About the Book
Data science has taken the world by storm. In a recent survey by Glassdoor, Data Scientist was named the best job in America. But what is the job of the data scientist? Data science is a process by which we state a question, gather and explore relevant data, conduct formal modeling, interpret results, and communicate findings. There is an art to this process that requires experience and collaboration to master.
The goal of the Data Science Salon is to provide a guided path to learning the conceptual and analytical skills needed to be an effective data scientist. We formulate this path as a group activity that can be done in small chunks on a regular basis. The primary objective is for your salon team to apply the Art of Data Science framework to a data science question of your choice and produce a report or summary of the analysis. After working through your own data science question using the TAODS framework, you will be well equipped to embark on additional data analysis projects of even greater complexity. Unlike didactic coursework with short answer questions and data analysis courses where you analyze the instructor’s sample data, in your Salon, you will be provided a structure to support your team’s analysis of its own data science question. This learning format is especially well suited to those who have had some traditional coursework and are poised to make the leap to applying technical skills to a real world data science question.

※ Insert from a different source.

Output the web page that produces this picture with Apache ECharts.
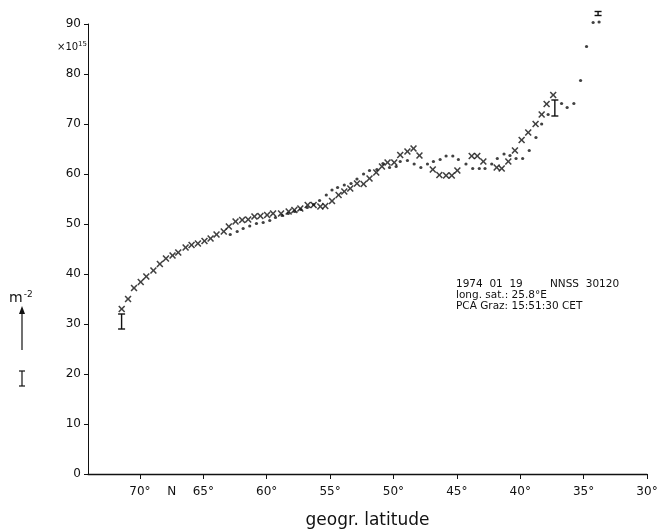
<!DOCTYPE html>
<html>
<head>
<meta charset="utf-8">
<script src="https://cdn.jsdelivr.net/npm/echarts@6/dist/echarts.min.js"></script>
<style>
html,body{margin:0;padding:0;background:#fff;}
#chart{width:663px;height:532px;}
</style>
</head>
<body>
<div id="chart"></div>
<script>
// latitude (deg N), electron content (x10^15 m^-2)
const crossLat = [71.44,70.94,70.47,69.94,69.50,68.94,68.43,67.95,67.43,66.98,66.40,65.93,65.43,64.91,64.43,63.96,63.39,62.99,62.46,61.94,61.46,60.97,60.50,59.97,59.50,58.87,58.27,57.82,57.35,56.77,56.30,55.77,55.38,54.85,54.33,53.88,53.41,52.88,52.36,51.89,51.36,50.91,50.47,49.94,49.47,48.90,48.42,47.95,46.90,46.38,45.85,45.40,44.96,43.83,43.39,42.91,41.86,41.46,40.94,40.42,39.89,39.37,38.79,38.31,37.92,37.40];
const crossVal = [33.0,35.0,37.2,38.4,39.5,40.7,42.0,43.1,43.7,44.3,45.3,45.8,46.1,46.6,47.1,47.9,48.5,49.5,50.5,50.8,50.9,51.5,51.6,51.8,52.1,52.1,52.5,52.8,53.1,53.8,53.8,53.5,53.6,54.6,55.8,56.5,57.1,58.1,58.0,59.1,60.3,61.5,62.3,62.3,63.8,64.5,65.1,63.7,60.9,59.8,59.7,59.7,60.7,63.6,63.6,62.5,61.3,61.1,62.5,64.7,66.8,68.3,70.0,71.9,74.0,75.8];

const dotLat = [62.88,62.33,61.86,61.34,60.81,60.28,59.76,59.31,58.79,58.30,57.80,57.30,56.80,56.30,55.83,55.30,54.85,54.41,53.88,53.35,52.88,52.36,51.89,51.31,50.83,50.31,49.79,49.47,48.90,48.37,47.84,47.32,46.85,46.32,45.85,45.32,44.88,44.28,43.75,43.23,42.78,42.25,41.81,41.28,40.81,40.33,39.81,39.29,38.76,38.31,37.80,36.74,36.30,35.77,35.24,34.77,34.25,33.78];
const dotVal = [47.9,48.5,49.1,49.6,50.1,50.3,50.7,51.3,51.7,52.1,52.5,52.9,53.3,53.9,54.7,55.8,56.8,57.3,57.8,58.1,59.0,60.0,60.7,60.9,62.1,61.3,61.5,62.5,62.7,62.0,61.3,62.0,62.5,62.9,63.6,63.6,62.9,62.0,61.1,61.1,61.1,62.0,63.1,64.0,63.7,63.1,63.1,64.7,67.3,70.0,71.9,74.1,73.3,74.1,78.7,85.5,90.3,90.4];

// error bars: latitude, low, high
const errLat = [71.45, 37.27, 33.86];
const errLow = [29.0, 71.6, 91.7];
const errHigh = [32.0, 74.8, 92.5];

const xTickValues = [70,65,60,55,50,45,40,35,30];
const xLabelValues = [70,67.5,65,60,55,50,45,40,35,30];
const yTicks = {min:0, max:90, interval:10};

const ink = '#111111';
const font = 'DejaVu Sans';

const crossData = crossLat.map((v,i)=>[v,crossVal[i]]);
const dotData = dotLat.map((v,i)=>[v,dotVal[i]]);
const errData = errLat.map((v,i)=>[v,errLow[i],errHigh[i]]);

const chart = echarts.init(document.getElementById('chart'), null, {renderer:'canvas'});
chart.setOption({
  backgroundColor:'#fff',
  animation:false,
  grid:{left:88, right:16, top:24, bottom:58, containLabel:false, outerBoundsMode:'none'},
  xAxis:{
    type:'value', inverse:true, min:30, max:74.1,
    name:'geogr. latitude', nameLocation:'middle', nameGap:38,
    nameTextStyle:{fontFamily:font, fontSize:17, color:ink},
    axisLine:{show:true, onZero:false, lineStyle:{color:ink, width:1.3}},
    axisTick:{show:true, inside:false, length:5, customValues:xTickValues, lineStyle:{color:ink}},
    axisLabel:{customValues:xLabelValues, margin:12, fontFamily:font, fontSize:12, color:ink,
      formatter:function(v){return v===67.5?'N':v+'°';}},
    splitLine:{show:false}
  },
  yAxis:{
    type:'value', min:yTicks.min, max:yTicks.max, interval:yTicks.interval,
    axisLine:{show:true, lineStyle:{color:ink, width:1}},
    axisTick:{show:true, inside:false, length:4, lineStyle:{color:ink}},
    axisLabel:{margin:7, fontFamily:font, fontSize:12, color:ink},
    splitLine:{show:false}
  },
  series:[
    {
      type:'scatter', name:'x', data:crossData, clip:false,
      symbol:'path://M0,1.6L1.6,0L5,3.4L8.4,0L10,1.6L6.6,5L10,8.4L8.4,10L5,6.6L1.6,10L0,8.4L3.4,5Z',
      symbolSize:7, itemStyle:{color:ink}
    },
    {
      type:'scatter', name:'dot', data:dotData, clip:false,
      symbol:'circle', symbolSize:3.2, itemStyle:{color:ink}
    },
    {
      type:'custom', name:'err', data:errData, clip:false,
      renderItem:function(params, api){
        const p1 = api.coord([api.value(0), api.value(1)]);
        const p2 = api.coord([api.value(0), api.value(2)]);
        const w = 3.5;
        const st = {stroke:ink, lineWidth:1.4};
        return {type:'group', children:[
          {type:'line', shape:{x1:p1[0],y1:p1[1],x2:p2[0],y2:p2[1]}, style:st},
          {type:'line', shape:{x1:p1[0]-w,y1:p1[1],x2:p1[0]+w,y2:p1[1]}, style:st},
          {type:'line', shape:{x1:p2[0]-w,y1:p2[1],x2:p2[0]+w,y2:p2[1]}, style:st}
        ]};
      }
    }
  ],
  graphic:[
    {type:'text', left:57, top:41, style:{
      text:'{a|×10}{b|15}', rich:{a:{fontFamily:font,fontSize:10,fill:ink}, b:{fontFamily:font,fontSize:7,fill:ink,verticalAlign:'top',padding:[0,0,6,0]}}
    }},
    {type:'text', left:9, top:290, style:{
      text:'{a|m}{b|-2}', rich:{a:{fontFamily:font,fontSize:14,fill:ink}, b:{fontFamily:font,fontSize:9,fill:ink,padding:[0,0,8,1]}}
    }},
    {type:'line', shape:{x1:22,y1:350,x2:22,y2:312}, style:{stroke:ink, lineWidth:1.2}},
    {type:'polygon', shape:{points:[[22,306],[19,314],[25,314]]}, style:{fill:ink}},
    {type:'line', shape:{x1:22,y1:371,x2:22,y2:386}, style:{stroke:ink, lineWidth:1.2}},
    {type:'line', shape:{x1:19,y1:371,x2:25,y2:371}, style:{stroke:ink, lineWidth:1.2}},
    {type:'line', shape:{x1:19,y1:386,x2:25,y2:386}, style:{stroke:ink, lineWidth:1.2}},
    {type:'text', left:456, top:279, style:{text:'1974  01  19', fontFamily:font, fontSize:10.5, fill:ink}},
    {type:'text', left:550, top:279, style:{text:'NNSS  30120', fontFamily:font, fontSize:10.5, fill:ink}},
    {type:'text', left:456, top:290, style:{text:'long. sat.: 25.8°E', fontFamily:font, fontSize:10.5, fill:ink}},
    {type:'text', left:456, top:301, style:{text:'PCA Graz: 15:51:30 CET', fontFamily:font, fontSize:10.5, fill:ink}}
  ]
});
</script>
</body>
</html>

The Data Science Salon series is composed of weekly sessions, which can be completed at any pace. The book provides summaries of what activities should be conducted each week and presents questions that should be answered by the end of each session. The objective of the Salon is for your group to meet regularly to work out different aspects of your data science problem. Each session will be supported by reading materials from the Art of Data Science, lecture videos from the authors, and additional reading material specifically supporting each session.
About the Authors
Roger D. Peng is a Professor of Statistics and Data Sciences at the University of Texas, Austin. Previously, he was Professor of Biostatistics at the Johns Hopkins Bloomberg School of Public Health. His research focuses on the development of statistical methods for addressing environmental health problems and on developing tools for doing better data analysis. He is the author of the popular book R Programming for Data Science and 10 other books on data science and statistics. He is also the co-creator of the Johns Hopkins Data Science Specialization, the Simply Statistics blog where he writes about statistics for the public, the Not So Standard Deviations podcast with Hilary Parker, and The Effort Report podcast with Elizabeth Matsui. Roger is a Fellow of the American Statistical Association and is the recipient of the Mortimer Spiegelman Award from the American Public Health Association, which honors a statistician who has made outstanding contributions to public health. He can be found on Twitter and GitHub at @rdpeng.
Elizabeth Matsui is a Professor of Population Health and Pediatrics at Dell Medical School at UT Austin and an Adjunct Professor of Pediatrics at Johns Hopkins University. She is also a practicing pediatric allergist/immunologist and epidemiologist and directs a research program focused on environmental exposures and lung health. Elizabeth can be found on Twitter @elizabethmatsui.
Corinne Keet, MD, PhD is an Associate Professor of Pediatrics at the Johns Hopkins School of Medicine. She is an epidemiologist specializing in the causes and treatment of allergic diseases. She is cofounder of Skybrude Consulting, LLC, a data science consulting firm.